There are many ways to get to Luang Prabang. You can either take the plane, ride the bus, or if you know someone in Laos, drive up there.
We decided to take a different approach. Instead of renting a car, we asked a cab driver (who’s been taking my parents to golf everyday) if he wanted to come with us, be our personal tour guide and drive us there, around and back for three days. He, surprisingly agreed to do so for $250. Not the cheapest option but it definitely saves us the trouble of having to go to the bus station, being uncomfortable and having to carry all our bags around. Also, we got to stop anywhere we wanted to on the way to explore, grab food or just to go to the bathroom. The driver was also very fun, nice and even more excited about going to Luang Prabang than we were so his commentaries in broken English entertained us the whole way there. “Ohh, Beautiful, Beautiful!” “Police, no good, no good. Money! Money! Eat Lun, Eat Lun.”
On the way, we were pulled over by the police, who were actually pulling over EVERY SINGLE car driving by to basically just get money off of them and.. eat lunch and drink beer lao (according to the driver. haha). This definitely wasn’t a new scene for us because the police in Cambodia are just the same. They pull over anyone, and tell them to pay a ‘fine.’ After you refuse for a while, they basically ‘beg’ you by saying, “I drink coca (Coca Cola).” The driver wasn’t too happy about them so everytime something bad was on the road, he just said: “Ohh, Poli no good, no good.”
One of the things he was pointing at ‘tsk’-ing was signs of deforestation. The government seemed to be cutting down trees and clearing some parts of the mountains to plant other things that they can export (like rubber trees, tapioca trees, etc.) or to export wood. It definitely ruined the beauty of the nature. I thought the naked hills looked like female Ostrich bums before mating seasons where all the feathers get plucked but everyone just laughed when I said that. Oh, my imagination.
On the way, we decided to stop at Vang Vieng for lunch. Originally, we wanted to stay a day there but since our trip to Luang Prabang was a spur of the moment thing (we extended our flight back to Phnom Penh by 2 days just to go to Luang Prabang, which wasn’t originally in our plans), we couldn’t stay in Vang Vieng as well.

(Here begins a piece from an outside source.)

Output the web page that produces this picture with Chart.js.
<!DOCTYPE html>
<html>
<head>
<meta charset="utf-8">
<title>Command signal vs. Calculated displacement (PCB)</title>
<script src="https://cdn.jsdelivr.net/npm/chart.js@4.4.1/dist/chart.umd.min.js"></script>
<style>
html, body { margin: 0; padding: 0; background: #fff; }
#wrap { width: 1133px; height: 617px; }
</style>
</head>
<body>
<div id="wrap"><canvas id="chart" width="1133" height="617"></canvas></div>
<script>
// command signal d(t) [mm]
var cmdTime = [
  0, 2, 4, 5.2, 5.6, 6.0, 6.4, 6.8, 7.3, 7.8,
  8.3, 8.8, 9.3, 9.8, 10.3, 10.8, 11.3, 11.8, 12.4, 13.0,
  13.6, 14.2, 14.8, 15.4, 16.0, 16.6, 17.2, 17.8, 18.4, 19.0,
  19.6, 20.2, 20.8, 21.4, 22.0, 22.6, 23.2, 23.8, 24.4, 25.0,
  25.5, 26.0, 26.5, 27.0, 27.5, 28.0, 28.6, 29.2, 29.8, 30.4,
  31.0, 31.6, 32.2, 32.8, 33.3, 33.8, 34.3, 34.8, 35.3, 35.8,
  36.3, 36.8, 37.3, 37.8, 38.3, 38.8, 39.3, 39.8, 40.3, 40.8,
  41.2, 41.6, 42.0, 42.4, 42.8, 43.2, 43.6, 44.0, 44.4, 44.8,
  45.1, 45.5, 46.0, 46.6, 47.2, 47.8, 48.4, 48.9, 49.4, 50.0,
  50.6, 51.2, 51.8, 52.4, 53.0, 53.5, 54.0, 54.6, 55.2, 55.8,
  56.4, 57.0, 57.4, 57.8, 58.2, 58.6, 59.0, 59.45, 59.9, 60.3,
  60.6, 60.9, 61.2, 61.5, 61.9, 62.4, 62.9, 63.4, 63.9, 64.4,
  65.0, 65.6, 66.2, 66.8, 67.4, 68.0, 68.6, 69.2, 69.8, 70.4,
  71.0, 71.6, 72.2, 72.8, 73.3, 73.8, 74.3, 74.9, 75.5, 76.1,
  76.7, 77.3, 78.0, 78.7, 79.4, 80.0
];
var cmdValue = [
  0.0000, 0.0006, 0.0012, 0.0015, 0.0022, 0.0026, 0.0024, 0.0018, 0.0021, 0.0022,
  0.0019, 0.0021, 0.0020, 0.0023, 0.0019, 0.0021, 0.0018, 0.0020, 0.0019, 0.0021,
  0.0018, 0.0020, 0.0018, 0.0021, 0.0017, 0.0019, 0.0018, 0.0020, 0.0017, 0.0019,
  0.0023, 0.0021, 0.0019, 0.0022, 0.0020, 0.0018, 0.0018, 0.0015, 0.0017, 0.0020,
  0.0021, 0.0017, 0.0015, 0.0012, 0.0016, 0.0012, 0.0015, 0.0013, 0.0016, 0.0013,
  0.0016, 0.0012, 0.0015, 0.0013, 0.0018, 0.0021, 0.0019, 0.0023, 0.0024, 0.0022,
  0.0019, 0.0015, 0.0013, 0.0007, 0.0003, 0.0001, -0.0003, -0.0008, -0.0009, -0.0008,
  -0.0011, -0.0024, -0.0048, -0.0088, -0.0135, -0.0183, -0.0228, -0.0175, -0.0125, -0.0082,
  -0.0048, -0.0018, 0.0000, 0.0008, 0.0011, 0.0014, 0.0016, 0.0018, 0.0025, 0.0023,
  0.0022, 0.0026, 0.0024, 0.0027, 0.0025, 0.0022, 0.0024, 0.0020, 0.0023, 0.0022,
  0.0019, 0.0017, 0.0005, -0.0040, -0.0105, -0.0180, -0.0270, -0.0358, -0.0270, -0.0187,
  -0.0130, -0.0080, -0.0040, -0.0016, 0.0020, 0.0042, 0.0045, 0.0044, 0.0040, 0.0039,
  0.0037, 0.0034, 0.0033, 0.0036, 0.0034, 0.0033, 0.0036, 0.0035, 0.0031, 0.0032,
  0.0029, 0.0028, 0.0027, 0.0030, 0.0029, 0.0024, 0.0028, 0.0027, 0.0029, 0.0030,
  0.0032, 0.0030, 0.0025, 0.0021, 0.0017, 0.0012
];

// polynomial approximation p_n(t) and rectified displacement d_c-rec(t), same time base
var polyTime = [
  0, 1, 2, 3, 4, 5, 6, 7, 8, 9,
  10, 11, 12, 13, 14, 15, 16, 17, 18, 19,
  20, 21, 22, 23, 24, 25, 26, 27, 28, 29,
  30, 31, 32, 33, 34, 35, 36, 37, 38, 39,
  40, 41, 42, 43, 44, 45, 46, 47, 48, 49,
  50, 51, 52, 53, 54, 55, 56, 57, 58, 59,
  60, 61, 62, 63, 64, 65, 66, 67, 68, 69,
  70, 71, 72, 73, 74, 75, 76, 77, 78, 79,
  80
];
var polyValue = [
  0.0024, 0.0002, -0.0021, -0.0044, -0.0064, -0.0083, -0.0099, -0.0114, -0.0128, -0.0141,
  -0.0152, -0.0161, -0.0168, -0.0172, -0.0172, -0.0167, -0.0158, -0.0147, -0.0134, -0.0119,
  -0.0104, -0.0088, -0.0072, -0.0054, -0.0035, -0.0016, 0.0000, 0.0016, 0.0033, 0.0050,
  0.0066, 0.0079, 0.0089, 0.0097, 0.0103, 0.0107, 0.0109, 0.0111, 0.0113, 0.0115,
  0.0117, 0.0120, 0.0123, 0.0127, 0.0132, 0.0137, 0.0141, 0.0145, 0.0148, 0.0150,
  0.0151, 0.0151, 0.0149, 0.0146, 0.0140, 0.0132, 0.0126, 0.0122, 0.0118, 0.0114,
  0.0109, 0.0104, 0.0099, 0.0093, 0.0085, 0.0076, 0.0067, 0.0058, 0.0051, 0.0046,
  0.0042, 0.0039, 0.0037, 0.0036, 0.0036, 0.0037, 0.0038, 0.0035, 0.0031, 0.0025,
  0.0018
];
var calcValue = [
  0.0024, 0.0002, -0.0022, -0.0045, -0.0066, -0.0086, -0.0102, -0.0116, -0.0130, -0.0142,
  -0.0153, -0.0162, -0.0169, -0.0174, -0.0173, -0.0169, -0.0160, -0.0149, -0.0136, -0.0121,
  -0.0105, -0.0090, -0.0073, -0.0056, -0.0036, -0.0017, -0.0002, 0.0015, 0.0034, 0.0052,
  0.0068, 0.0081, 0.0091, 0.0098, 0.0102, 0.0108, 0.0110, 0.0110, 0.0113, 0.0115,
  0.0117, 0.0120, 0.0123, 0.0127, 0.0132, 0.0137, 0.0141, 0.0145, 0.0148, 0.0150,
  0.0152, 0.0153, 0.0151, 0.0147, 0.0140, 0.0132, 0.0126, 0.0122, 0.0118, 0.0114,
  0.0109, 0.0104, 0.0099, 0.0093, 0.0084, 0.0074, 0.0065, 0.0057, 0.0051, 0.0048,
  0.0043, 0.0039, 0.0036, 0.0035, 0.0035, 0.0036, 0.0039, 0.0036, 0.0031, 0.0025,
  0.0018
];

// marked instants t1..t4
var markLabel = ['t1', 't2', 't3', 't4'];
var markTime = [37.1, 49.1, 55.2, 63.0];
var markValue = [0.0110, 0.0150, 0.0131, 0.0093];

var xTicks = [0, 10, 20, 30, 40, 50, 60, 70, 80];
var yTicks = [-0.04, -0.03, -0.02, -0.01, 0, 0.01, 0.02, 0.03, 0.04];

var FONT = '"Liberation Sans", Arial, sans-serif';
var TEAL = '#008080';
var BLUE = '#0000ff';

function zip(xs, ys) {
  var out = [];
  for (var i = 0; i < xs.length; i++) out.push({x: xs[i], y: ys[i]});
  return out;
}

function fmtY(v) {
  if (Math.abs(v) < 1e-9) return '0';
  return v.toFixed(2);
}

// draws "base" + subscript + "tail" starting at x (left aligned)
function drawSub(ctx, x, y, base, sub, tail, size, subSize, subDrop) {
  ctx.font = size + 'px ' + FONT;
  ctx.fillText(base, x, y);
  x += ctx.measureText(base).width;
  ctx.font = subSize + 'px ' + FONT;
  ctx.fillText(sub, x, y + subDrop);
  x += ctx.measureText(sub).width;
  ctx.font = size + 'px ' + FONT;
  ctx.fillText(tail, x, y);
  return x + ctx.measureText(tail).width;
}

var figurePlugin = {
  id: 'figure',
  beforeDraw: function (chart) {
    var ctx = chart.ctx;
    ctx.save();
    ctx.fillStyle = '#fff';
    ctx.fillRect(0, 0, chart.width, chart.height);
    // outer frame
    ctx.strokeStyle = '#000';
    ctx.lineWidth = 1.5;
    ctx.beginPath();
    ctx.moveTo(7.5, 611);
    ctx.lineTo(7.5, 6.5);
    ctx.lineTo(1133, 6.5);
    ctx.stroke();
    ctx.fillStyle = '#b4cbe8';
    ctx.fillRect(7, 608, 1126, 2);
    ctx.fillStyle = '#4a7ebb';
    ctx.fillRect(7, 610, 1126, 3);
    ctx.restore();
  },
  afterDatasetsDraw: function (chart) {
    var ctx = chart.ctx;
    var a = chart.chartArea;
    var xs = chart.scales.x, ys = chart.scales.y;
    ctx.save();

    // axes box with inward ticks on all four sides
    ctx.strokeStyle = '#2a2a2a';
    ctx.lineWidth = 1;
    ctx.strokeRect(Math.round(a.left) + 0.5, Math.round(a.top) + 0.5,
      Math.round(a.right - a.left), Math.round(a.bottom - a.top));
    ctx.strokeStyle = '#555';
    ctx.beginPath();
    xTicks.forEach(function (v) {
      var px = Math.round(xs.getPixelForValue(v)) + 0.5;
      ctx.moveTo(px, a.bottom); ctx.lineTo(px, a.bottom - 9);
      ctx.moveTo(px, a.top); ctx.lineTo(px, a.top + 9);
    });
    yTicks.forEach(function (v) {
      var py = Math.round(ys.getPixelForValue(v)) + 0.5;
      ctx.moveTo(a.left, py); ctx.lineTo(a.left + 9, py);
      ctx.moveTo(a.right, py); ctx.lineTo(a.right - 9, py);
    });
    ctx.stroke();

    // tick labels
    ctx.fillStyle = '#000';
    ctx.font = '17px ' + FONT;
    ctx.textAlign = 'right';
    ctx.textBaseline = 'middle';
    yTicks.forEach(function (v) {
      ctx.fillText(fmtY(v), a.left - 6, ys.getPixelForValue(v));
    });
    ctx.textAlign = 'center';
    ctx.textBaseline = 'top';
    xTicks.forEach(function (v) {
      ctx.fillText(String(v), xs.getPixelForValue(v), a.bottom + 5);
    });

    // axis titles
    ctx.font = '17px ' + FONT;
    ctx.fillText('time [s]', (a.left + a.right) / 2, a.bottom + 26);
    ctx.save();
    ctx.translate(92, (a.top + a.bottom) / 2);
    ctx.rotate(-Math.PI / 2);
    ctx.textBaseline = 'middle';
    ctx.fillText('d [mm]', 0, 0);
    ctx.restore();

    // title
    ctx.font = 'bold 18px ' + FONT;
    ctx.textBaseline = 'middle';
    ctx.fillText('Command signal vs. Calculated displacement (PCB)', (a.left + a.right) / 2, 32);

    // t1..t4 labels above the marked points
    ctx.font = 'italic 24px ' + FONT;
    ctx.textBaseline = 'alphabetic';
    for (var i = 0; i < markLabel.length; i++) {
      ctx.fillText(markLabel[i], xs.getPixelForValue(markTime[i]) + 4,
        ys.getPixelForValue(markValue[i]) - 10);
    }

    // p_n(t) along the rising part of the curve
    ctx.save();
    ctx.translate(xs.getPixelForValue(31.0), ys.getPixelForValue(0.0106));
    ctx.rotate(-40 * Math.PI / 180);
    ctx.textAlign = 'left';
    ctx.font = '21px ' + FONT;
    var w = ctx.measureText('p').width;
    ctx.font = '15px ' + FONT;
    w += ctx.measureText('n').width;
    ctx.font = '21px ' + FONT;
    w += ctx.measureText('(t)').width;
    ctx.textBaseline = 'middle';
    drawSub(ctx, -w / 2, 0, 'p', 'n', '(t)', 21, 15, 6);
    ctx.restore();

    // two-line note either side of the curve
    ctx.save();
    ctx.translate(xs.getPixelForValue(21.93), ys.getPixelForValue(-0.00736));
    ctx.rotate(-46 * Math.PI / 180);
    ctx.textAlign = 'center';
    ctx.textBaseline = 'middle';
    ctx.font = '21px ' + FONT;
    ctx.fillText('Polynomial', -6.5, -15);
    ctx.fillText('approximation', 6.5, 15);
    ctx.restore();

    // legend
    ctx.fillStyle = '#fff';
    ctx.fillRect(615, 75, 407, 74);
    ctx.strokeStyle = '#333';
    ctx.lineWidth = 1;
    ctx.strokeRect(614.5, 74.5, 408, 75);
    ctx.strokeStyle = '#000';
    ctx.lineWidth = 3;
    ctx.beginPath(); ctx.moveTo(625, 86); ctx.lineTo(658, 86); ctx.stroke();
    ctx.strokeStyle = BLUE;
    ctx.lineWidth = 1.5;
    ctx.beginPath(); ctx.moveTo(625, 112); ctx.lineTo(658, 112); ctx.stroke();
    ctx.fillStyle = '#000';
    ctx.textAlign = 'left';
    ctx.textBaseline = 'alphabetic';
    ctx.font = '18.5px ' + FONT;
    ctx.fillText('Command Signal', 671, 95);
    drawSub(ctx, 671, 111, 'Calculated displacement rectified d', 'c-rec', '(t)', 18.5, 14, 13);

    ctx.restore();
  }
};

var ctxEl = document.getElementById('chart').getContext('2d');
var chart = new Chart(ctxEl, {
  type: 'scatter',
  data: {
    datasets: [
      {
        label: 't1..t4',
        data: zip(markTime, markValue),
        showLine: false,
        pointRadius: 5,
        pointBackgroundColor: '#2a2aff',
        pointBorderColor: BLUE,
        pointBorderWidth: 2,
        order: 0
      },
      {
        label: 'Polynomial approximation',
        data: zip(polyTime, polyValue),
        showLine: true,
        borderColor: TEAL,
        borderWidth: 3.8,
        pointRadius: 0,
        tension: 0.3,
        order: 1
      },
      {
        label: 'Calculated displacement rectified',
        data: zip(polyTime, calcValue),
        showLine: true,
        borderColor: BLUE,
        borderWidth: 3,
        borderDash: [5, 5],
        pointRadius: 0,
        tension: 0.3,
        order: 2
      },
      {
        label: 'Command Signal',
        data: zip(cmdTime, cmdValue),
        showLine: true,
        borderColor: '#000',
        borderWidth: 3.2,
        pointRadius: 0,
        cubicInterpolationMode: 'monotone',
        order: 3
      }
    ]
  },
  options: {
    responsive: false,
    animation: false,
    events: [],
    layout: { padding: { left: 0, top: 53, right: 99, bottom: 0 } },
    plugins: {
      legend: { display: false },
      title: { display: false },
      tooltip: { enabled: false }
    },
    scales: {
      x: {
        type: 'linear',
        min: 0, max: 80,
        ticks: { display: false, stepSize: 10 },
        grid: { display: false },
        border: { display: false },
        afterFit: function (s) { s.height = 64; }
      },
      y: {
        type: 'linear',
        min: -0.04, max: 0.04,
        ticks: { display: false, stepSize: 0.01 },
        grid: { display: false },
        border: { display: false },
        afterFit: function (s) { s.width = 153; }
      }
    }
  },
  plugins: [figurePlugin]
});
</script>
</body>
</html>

Vang Vieng was full of tourists. Actually, more tourists than locals. The backpackers were sitting and watching Family Guy or Friends on TV while eating lunch. After our lunch, we kept driving. The scenery on the way was beautiful, almost mesmerizing. The greenery, trees and the villages were all kept untouched. I tried taking photos but pictures really don’t do it justice.
The best part about the trip was this village we drove through located on the top of a mountain. The whole village was covered in clouds and we were literally driving through clouds. We, of course, couldn’t see too much but it was eery and beautiful at the same time, I can’t describe it in words.
The drive really opened up all of my five senses. The smell, however, was the best part. The whole way there, I kept saying, “It smells like grapes and mangoes.” I couldn’t understand why until we stopped to buy bananas and THAT was what the smell was. The bananas didn’t taste like any other ones I’ve tried before. It tasted like apples and mangoes but smelt like grapes – amazingly flavorful and chewy. I guess there were banana plants all along the way and that’s why the road smelt like grapes ( I know, it’s confusing. I’m still confused too).